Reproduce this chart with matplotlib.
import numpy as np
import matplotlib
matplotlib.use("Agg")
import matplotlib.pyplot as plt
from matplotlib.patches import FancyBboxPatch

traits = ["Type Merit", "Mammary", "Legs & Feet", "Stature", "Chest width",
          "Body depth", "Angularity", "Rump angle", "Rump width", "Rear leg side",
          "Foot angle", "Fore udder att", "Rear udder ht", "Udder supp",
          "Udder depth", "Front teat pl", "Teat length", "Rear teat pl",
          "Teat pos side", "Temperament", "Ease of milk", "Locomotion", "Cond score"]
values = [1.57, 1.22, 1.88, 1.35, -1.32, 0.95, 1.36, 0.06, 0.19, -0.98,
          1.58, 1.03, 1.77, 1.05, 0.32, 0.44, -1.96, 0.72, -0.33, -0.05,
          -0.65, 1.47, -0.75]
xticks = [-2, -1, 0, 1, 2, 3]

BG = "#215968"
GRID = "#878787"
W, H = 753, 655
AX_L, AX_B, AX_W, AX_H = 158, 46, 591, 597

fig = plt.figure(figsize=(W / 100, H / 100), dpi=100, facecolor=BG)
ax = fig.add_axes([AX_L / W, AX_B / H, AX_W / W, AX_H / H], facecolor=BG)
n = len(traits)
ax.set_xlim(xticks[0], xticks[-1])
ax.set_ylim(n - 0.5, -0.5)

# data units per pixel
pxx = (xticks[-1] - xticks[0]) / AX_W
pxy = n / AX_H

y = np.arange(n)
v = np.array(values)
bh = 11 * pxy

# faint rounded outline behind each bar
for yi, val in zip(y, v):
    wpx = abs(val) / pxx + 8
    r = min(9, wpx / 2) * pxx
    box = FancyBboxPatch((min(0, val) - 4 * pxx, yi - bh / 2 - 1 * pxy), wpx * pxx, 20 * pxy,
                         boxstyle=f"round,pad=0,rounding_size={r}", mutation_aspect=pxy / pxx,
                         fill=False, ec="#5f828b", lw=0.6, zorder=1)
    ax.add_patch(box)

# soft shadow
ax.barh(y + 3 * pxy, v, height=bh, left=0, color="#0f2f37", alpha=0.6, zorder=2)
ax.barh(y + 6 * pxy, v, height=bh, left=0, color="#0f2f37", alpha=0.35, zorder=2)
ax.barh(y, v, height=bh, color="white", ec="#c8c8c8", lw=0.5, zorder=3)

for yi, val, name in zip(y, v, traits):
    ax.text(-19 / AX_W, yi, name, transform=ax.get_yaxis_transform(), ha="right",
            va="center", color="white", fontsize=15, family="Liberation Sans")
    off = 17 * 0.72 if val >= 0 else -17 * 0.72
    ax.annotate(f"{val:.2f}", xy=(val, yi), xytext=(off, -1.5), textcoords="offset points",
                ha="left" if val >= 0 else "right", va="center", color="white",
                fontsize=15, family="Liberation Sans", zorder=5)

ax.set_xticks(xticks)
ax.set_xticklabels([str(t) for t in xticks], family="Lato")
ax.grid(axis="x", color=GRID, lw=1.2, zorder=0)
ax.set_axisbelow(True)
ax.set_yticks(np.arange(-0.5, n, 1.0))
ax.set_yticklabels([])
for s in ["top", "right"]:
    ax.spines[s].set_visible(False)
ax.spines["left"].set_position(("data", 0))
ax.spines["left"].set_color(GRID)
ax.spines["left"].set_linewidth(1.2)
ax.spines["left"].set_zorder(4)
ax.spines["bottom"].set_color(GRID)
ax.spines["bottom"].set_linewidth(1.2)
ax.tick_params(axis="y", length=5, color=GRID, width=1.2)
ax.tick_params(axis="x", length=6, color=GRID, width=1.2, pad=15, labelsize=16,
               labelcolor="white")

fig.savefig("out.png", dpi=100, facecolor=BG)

* * * * * * *

Quote exactly the first line of the data and every line after it through the one holding "AX_L, AX_B, AX_W, AX_H = 158, 46, 591, 597".

#### Finished task
Reproduce this chart with matplotlib.
import numpy as np
import matplotlib
matplotlib.use("Agg")
import matplotlib.pyplot as plt
from matplotlib.patches import FancyBboxPatch

traits = ["Type Merit", "Mammary", "Legs & Feet", "Stature", "Chest width",
          "Body depth", "Angularity", "Rump angle", "Rump width", "Rear leg side",
          "Foot angle", "Fore udder att", "Rear udder ht", "Udder supp",
          "Udder depth", "Front teat pl", "Teat length", "Rear teat pl",
          "Teat pos side", "Temperament", "Ease of milk", "Locomotion", "Cond score"]
values = [1.57, 1.22, 1.88, 1.35, -1.32, 0.95, 1.36, 0.06, 0.19, -0.98,
          1.58, 1.03, 1.77, 1.05, 0.32, 0.44, -1.96, 0.72, -0.33, -0.05,
          -0.65, 1.47, -0.75]
xticks = [-2, -1, 0, 1, 2, 3]

BG = "#215968"
GRID = "#878787"
W, H = 753, 655
AX_L, AX_B, AX_W, AX_H = 158, 46, 591, 597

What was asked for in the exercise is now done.